Inducible nitric oxide synthase in long-term intermittent hypoxia: hypersomnolence and brain injury

Abstract

Rationale: Long-term intermittent hypoxia (LTIH) exposure in adult mice, modeling oxygenation patterns of moderate-severe obstructive sleep apnea, results in lasting hypersomnolence and is associated with nitration and oxidation injuries in many brain regions, including wake-active regions.

Objectives: We sought to determine if LTIH activates inducible nitric oxide synthase (iNOS) in sleep/wake regions, and if this source of NO contributes to the LTIH-induced proinflammatory gene response, oxidative injury, and wake impairments.

Methods: Mice with genetic absence of iNOS activity and wild-type control animals were exposed to 6 weeks of long-term hypoxia/reoxygenation before behavioral state recordings, molecular and biochemical assays, and a pharmacologic intervention.

Measurements and main results: Two weeks after recovery from hypoxia/reoxygenation exposures, wild-type mice showed increased iNOS activity in representative wake-active regions, increased sleep times, and shortened sleep latencies. Mutant mice, with higher baseline sleep times, showed no effect of long-term hypoxia/reoxygenation on sleep time latencies and were resistant to hypoxia/reoxygenation increases in lipid peroxidation and proinflammatory gene responses (tumor necrosis factor alpha and cyclooxygenase 2). Inhibition of iNOS after long-term hypoxia/reoxygenation in wild-type mice was effective in reversing the proinflammatory gene response.

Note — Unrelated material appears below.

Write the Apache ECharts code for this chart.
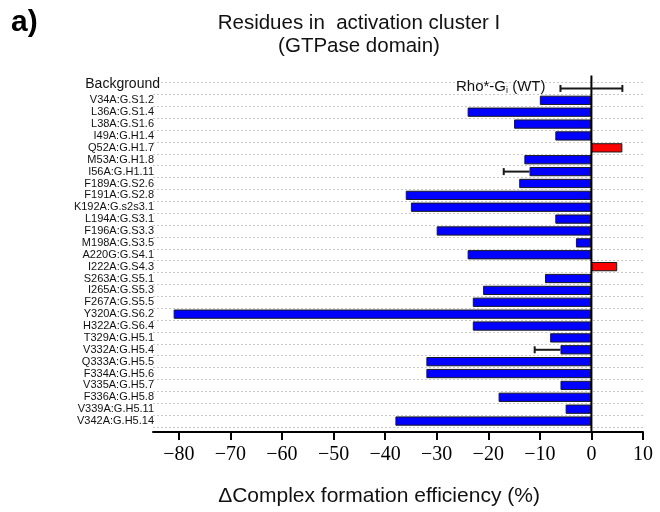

Conclusions: These data support a critical role for iNOS activity in the development of LTIH wake impairments, lipid peroxidation, and proinflammatory responses in wake-active brain regions, and suggest a potential role for inducible NO inhibition in protection from proinflammatory responses, oxidative injury, and residual hypersomnolence in obstructive sleep apnea.

Figure 1.

Effects of long-term intermittent hypoxia (LTIH) on total nitric oxide synthase (NOS) and inducible NOS (iNOS) activity. ¹⁴C-arginine to citrulline conversion was measured in homogenates from the laterobasal forebrain of adult wild-type mice exposed to intermittent hypoxia for 6 weeks (n = 5) or sham intermittent hypoxia (n = 5) for total NOS activity (left columns) and iNOS activity (right columns). *p < 0.05.

Figure 2.

Effect of LTIH on 24-hour sleep times and average sleep latencies in iNOS null and wild-type mice. (A) The 24-hour mean ± SE sleep times in minutes, with sample sizes of 15–24 mice/strain and condition. NREM = non–REM; SIH = sham intermittent hypoxia; TST = total sleep time. (B) Average multiple sleep latency test values (minutes) for the same groups of mice as above (use same color legend as A to identify strain/condition). Left bars represent baseline average sleep latencies from multiple sleep latency testing, and right bars show sleep latency responses after 6 hours forced wakefulness. *p < 0.05 for Bonferroni-corrected comparisons.

Figure 3.

Proinflammatory gene responses to LTIH vary with presence of iNOS activity. Tumor necrosis factor α (TNF-α; top panel), cyclooxygenase-2 (COX-2; middle panel), and mRNA copy numbers (lower panel) were measured in 20 μg RNA from micropunches from the following brain regions: frontal cortex (Cortex); magnocellular preoptic/substantia inominata/horizontal diagonal band or laterobasal forebrain (MCPO/SI/HDB); hippocampus CA1; and posterior and lateral hypothalamus (Lat Hypothalamus). sh = sham. *Bonferroni-corrected p < 0.05.

Figure 4.

Effects of LTIH on lipid peroxidation (top) and carbonylation (bottom) in the laterobasal forebrains of iNOS null and wild-type mice. Macrodissections, as performed for gene response assays, of the laterobasal forebrain were used to measure isoprostane (8,12-iso-iPF_2α) levels. Average isoprostane values ± SE for sham LTIH wild-type (^+/+sh LTIH, n = 10), sham LTIH iNOS null (^−/−sh LTIH, n = 11), LTIH wild-type (^+/+LTIH, n = 10), LTIH iNOS null (^−/−sh LTIH, n = 11). *p < 0.05 Bonferroni-corrected IH and strain comparisons.

Figure 5.

Effects of iNOS inhibition on LTIH proinflammatory gene responses. After LTIH, a series of mice received varying doses of a selective iNOS inhibitor (1400W 0.01–2 mg/kg) or saline vehicle systemically. iNOS activity was measured and analyzed in two brain regions: laterobasal forebrain (Lat Basal Forebrain; solid triangles) and the lateral and posterior regions of the hypothalamus (Lat/Post Hypothalam; open circles) as percentage reduction from vehicle iNOS activity to perform linear regression with percentage of iNOS inhibition after LTIH and copy numbers of TNF-α (top) and COX-2 (bottom).